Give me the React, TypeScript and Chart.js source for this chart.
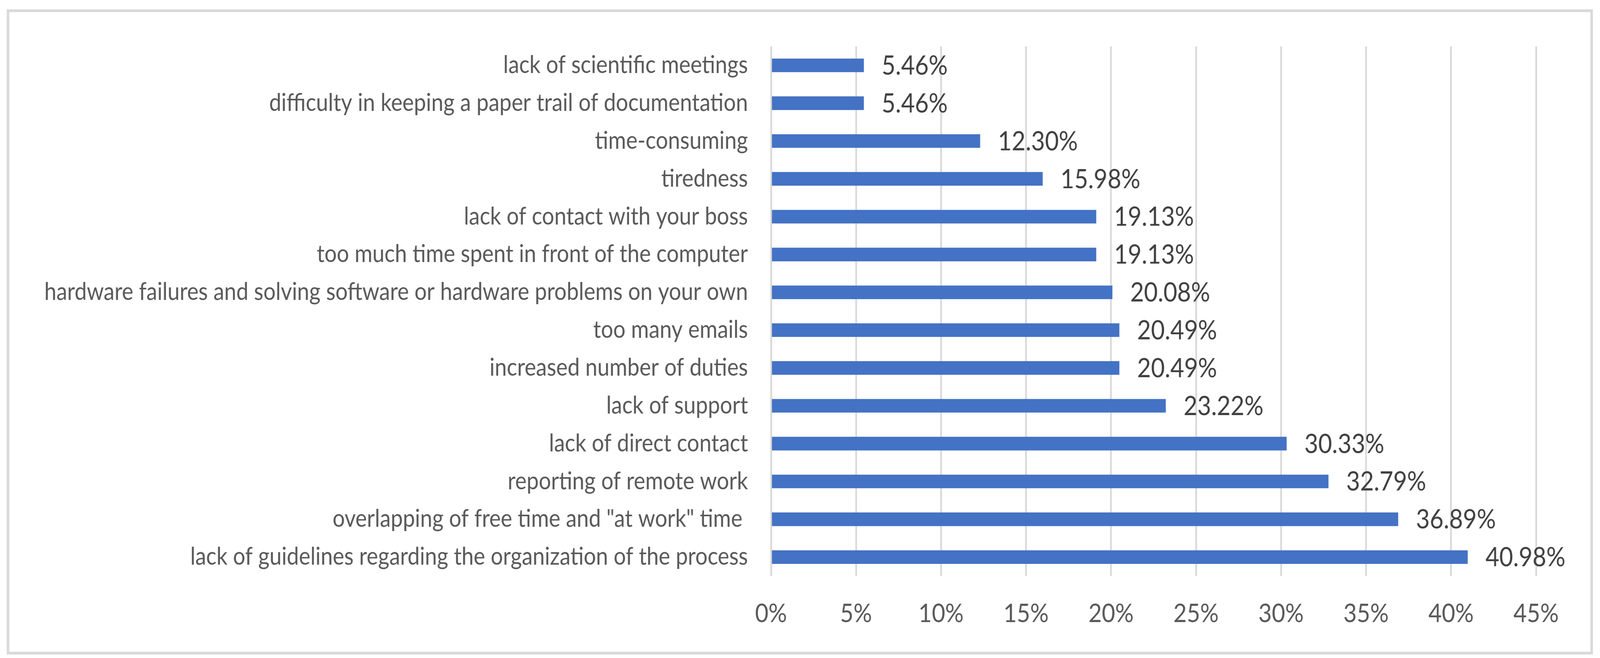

...

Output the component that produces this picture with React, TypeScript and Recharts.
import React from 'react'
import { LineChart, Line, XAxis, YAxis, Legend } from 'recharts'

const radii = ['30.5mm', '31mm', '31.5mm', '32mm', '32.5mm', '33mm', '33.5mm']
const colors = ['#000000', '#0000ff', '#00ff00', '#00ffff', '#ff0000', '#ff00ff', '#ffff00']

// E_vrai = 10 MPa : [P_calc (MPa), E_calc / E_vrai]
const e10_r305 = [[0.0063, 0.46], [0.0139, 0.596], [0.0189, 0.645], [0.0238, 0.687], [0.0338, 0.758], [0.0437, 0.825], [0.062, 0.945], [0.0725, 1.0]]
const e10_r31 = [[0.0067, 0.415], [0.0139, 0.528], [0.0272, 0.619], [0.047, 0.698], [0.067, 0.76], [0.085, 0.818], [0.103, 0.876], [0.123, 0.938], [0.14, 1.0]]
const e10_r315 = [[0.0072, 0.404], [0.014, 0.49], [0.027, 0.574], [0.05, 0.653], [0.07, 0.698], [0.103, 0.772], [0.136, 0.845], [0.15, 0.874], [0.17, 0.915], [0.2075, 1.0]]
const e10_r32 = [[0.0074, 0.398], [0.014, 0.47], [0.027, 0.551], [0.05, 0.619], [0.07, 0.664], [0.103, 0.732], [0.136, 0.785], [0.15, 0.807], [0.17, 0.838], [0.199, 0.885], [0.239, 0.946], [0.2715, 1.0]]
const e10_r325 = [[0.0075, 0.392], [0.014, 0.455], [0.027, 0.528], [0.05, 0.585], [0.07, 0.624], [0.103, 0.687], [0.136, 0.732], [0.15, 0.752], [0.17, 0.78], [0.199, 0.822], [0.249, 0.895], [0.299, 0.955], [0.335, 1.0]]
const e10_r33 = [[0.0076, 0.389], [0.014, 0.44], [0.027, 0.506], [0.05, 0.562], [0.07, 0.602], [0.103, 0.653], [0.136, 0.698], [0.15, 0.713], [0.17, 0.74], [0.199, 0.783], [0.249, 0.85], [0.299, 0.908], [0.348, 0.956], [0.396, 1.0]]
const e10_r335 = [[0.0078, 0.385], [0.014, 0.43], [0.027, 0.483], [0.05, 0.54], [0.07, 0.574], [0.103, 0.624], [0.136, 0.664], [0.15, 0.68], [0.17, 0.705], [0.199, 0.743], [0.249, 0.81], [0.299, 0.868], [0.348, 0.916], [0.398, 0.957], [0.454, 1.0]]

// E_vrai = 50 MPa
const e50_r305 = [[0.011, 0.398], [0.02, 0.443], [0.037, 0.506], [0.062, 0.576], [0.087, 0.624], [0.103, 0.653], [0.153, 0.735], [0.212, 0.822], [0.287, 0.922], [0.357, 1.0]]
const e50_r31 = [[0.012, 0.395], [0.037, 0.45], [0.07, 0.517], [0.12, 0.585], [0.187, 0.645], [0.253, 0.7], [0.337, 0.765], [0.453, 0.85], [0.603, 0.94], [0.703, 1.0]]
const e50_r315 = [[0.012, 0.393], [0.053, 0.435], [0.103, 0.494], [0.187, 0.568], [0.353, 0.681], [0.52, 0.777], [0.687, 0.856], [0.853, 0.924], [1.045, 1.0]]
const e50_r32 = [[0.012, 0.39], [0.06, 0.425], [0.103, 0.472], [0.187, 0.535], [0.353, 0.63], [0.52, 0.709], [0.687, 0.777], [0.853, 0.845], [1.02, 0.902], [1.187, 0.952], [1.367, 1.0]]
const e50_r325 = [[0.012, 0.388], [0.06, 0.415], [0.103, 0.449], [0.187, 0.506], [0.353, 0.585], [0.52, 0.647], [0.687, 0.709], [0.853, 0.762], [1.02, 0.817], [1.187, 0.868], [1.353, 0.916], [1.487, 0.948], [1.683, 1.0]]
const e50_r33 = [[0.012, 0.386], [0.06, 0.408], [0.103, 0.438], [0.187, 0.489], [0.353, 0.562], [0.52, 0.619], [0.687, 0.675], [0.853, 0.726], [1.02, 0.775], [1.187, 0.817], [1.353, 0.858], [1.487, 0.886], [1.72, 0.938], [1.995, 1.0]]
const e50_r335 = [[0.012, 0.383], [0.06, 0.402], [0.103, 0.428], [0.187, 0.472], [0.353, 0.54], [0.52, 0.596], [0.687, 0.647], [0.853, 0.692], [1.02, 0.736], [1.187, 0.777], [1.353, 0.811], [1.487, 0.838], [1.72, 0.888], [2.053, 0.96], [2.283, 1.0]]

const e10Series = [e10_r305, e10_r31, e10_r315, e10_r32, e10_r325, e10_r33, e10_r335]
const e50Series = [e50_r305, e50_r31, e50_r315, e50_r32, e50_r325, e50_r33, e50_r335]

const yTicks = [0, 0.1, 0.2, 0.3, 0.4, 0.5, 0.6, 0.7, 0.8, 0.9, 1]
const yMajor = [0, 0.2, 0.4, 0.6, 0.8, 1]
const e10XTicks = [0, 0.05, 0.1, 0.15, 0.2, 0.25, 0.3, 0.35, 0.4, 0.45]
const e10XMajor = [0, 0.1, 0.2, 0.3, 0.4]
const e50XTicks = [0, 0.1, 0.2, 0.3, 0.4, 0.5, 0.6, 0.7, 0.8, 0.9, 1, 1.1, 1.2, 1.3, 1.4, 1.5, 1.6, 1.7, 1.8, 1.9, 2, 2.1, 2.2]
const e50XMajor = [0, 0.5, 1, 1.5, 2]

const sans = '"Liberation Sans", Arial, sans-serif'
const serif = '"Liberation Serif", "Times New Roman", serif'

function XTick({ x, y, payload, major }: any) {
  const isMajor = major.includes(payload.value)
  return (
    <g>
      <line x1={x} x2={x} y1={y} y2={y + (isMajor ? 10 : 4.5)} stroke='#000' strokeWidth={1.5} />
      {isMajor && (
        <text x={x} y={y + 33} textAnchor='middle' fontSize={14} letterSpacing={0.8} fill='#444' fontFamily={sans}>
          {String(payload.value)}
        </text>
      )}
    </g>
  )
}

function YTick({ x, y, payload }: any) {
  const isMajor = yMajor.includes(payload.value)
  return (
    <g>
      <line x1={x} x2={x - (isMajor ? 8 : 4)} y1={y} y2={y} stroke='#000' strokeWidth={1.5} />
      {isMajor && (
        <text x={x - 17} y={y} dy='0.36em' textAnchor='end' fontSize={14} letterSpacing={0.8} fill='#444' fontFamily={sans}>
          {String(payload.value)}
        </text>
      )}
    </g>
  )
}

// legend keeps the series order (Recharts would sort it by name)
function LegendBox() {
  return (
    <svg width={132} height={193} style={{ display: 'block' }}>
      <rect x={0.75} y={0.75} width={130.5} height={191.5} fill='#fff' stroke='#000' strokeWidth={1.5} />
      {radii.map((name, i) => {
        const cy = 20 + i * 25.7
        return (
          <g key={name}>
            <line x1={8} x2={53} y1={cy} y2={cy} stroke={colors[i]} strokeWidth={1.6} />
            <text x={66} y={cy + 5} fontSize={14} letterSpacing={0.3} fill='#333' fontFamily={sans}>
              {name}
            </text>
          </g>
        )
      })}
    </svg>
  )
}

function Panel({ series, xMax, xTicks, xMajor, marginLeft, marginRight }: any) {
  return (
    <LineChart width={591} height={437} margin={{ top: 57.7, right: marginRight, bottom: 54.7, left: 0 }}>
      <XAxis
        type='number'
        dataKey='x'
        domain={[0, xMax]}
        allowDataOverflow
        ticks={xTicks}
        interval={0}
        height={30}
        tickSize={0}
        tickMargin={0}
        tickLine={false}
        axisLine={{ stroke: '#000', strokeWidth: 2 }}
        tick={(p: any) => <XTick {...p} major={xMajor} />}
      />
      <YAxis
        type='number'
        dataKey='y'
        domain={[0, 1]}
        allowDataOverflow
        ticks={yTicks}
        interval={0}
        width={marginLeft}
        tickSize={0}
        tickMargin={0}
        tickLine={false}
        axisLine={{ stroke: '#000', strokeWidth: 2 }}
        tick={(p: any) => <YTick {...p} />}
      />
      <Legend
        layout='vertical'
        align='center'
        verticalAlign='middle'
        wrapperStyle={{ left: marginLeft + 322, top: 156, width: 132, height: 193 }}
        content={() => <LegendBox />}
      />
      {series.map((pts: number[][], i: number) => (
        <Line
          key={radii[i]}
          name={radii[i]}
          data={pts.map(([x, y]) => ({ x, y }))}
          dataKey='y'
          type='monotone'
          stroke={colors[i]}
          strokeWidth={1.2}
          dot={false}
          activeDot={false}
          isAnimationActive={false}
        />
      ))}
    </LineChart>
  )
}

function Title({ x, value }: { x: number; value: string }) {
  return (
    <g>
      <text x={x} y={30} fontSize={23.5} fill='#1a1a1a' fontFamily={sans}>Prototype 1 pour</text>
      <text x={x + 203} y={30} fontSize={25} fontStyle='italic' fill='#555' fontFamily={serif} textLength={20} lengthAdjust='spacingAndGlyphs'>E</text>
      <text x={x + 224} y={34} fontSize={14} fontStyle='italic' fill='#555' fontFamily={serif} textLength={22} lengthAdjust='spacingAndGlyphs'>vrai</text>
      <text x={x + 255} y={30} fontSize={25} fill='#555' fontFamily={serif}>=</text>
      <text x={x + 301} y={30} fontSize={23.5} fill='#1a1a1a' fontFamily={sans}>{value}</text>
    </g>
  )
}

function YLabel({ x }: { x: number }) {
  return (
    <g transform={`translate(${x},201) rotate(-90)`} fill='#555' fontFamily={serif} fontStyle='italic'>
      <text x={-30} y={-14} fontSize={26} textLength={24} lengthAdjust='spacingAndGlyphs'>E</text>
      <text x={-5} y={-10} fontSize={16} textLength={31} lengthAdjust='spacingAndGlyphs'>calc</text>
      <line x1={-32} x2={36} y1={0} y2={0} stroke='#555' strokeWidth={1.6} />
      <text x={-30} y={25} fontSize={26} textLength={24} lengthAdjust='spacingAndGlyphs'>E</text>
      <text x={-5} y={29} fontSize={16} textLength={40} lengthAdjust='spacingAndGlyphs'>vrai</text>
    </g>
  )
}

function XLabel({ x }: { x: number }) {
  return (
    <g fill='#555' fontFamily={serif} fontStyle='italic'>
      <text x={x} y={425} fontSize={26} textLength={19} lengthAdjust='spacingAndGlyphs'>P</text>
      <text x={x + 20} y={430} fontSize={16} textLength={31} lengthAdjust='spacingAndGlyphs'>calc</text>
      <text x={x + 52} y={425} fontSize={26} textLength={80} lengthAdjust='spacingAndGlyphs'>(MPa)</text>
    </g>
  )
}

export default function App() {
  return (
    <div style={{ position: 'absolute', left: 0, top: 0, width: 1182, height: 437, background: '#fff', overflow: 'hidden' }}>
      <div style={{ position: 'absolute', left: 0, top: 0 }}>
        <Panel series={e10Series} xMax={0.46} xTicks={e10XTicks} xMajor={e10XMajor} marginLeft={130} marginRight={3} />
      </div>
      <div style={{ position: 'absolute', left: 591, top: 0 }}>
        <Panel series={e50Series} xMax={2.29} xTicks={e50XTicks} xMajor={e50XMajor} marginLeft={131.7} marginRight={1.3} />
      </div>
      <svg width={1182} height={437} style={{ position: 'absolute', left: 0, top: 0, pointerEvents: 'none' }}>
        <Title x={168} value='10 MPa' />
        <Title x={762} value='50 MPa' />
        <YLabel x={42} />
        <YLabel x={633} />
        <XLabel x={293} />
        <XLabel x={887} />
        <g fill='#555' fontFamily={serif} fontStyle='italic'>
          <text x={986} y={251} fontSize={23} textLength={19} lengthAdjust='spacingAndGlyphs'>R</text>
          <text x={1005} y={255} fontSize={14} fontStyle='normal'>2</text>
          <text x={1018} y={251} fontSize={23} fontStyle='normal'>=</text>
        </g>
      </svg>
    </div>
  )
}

...

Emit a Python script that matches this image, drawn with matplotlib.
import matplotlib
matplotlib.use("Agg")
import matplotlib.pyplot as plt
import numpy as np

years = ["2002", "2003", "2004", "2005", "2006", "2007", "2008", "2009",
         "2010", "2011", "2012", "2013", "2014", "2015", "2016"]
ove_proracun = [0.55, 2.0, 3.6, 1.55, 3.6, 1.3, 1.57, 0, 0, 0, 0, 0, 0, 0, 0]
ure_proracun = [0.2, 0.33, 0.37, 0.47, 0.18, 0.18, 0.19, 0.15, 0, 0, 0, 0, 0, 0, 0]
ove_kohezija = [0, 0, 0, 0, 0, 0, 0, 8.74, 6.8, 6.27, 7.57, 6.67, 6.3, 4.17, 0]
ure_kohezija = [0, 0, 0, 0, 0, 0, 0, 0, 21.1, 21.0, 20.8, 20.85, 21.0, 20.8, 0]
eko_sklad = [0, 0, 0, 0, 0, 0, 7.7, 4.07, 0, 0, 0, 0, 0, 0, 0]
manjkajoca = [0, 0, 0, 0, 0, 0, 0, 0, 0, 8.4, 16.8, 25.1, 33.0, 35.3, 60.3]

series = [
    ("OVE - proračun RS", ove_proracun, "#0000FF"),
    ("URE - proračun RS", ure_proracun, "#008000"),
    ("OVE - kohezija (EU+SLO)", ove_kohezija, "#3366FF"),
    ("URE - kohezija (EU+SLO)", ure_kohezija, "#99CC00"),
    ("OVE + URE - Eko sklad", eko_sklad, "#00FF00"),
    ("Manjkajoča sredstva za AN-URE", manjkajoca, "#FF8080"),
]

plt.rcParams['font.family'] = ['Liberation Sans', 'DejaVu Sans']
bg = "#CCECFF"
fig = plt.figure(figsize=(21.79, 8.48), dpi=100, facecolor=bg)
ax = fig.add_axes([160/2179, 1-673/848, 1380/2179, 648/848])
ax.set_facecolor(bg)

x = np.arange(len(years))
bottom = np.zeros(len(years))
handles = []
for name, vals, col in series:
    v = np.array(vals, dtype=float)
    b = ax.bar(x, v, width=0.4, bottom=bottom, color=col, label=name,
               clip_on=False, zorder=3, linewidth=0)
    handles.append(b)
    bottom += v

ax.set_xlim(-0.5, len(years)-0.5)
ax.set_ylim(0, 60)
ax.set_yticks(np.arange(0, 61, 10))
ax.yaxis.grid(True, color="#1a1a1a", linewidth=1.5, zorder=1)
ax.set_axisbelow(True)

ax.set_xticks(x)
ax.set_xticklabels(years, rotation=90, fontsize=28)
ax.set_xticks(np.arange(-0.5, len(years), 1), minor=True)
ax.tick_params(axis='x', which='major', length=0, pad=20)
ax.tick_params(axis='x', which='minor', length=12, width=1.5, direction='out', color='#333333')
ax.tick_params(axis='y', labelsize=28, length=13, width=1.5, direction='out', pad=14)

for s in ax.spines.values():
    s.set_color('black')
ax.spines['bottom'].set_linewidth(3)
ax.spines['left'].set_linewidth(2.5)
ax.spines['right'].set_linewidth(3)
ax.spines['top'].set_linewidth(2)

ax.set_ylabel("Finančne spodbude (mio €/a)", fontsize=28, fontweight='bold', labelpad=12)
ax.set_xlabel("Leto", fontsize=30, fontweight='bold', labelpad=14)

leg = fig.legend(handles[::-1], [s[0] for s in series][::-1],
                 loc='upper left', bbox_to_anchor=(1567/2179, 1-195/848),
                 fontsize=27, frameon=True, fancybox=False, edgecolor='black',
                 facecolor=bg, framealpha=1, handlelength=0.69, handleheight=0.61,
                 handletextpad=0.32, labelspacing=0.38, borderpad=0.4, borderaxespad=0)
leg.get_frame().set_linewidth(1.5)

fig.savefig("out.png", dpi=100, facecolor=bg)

- _Task to carry out_: Write the lines again exactly, beginning at the line that has "Emit a Python" and stopping after the line that has "ax.set_axisbelow(True)"; include no other lines.

- _Exercise solution_:
Emit a Python script that matches this image, drawn with matplotlib.
import matplotlib
matplotlib.use("Agg")
import matplotlib.pyplot as plt
import numpy as np

years = ["2002", "2003", "2004", "2005", "2006", "2007", "2008", "2009",
         "2010", "2011", "2012", "2013", "2014", "2015", "2016"]
ove_proracun = [0.55, 2.0, 3.6, 1.55, 3.6, 1.3, 1.57, 0, 0, 0, 0, 0, 0, 0, 0]
ure_proracun = [0.2, 0.33, 0.37, 0.47, 0.18, 0.18, 0.19, 0.15, 0, 0, 0, 0, 0, 0, 0]
ove_kohezija = [0, 0, 0, 0, 0, 0, 0, 8.74, 6.8, 6.27, 7.57, 6.67, 6.3, 4.17, 0]
ure_kohezija = [0, 0, 0, 0, 0, 0, 0, 0, 21.1, 21.0, 20.8, 20.85, 21.0, 20.8, 0]
eko_sklad = [0, 0, 0, 0, 0, 0, 7.7, 4.07, 0, 0, 0, 0, 0, 0, 0]
manjkajoca = [0, 0, 0, 0, 0, 0, 0, 0, 0, 8.4, 16.8, 25.1, 33.0, 35.3, 60.3]

series = [
    ("OVE - proračun RS", ove_proracun, "#0000FF"),
    ("URE - proračun RS", ure_proracun, "#008000"),
    ("OVE - kohezija (EU+SLO)", ove_kohezija, "#3366FF"),
    ("URE - kohezija (EU+SLO)", ure_kohezija, "#99CC00"),
    ("OVE + URE - Eko sklad", eko_sklad, "#00FF00"),
    ("Manjkajoča sredstva za AN-URE", manjkajoca, "#FF8080"),
]

plt.rcParams['font.family'] = ['Liberation Sans', 'DejaVu Sans']
bg = "#CCECFF"
fig = plt.figure(figsize=(21.79, 8.48), dpi=100, facecolor=bg)
ax = fig.add_axes([160/2179, 1-673/848, 1380/2179, 648/848])
ax.set_facecolor(bg)

x = np.arange(len(years))
bottom = np.zeros(len(years))
handles = []
for name, vals, col in series:
    v = np.array(vals, dtype=float)
    b = ax.bar(x, v, width=0.4, bottom=bottom, color=col, label=name,
               clip_on=False, zorder=3, linewidth=0)
    handles.append(b)
    bottom += v

ax.set_xlim(-0.5, len(years)-0.5)
ax.set_ylim(0, 60)
ax.set_yticks(np.arange(0, 61, 10))
ax.yaxis.grid(True, color="#1a1a1a", linewidth=1.5, zorder=1)
ax.set_axisbelow(True)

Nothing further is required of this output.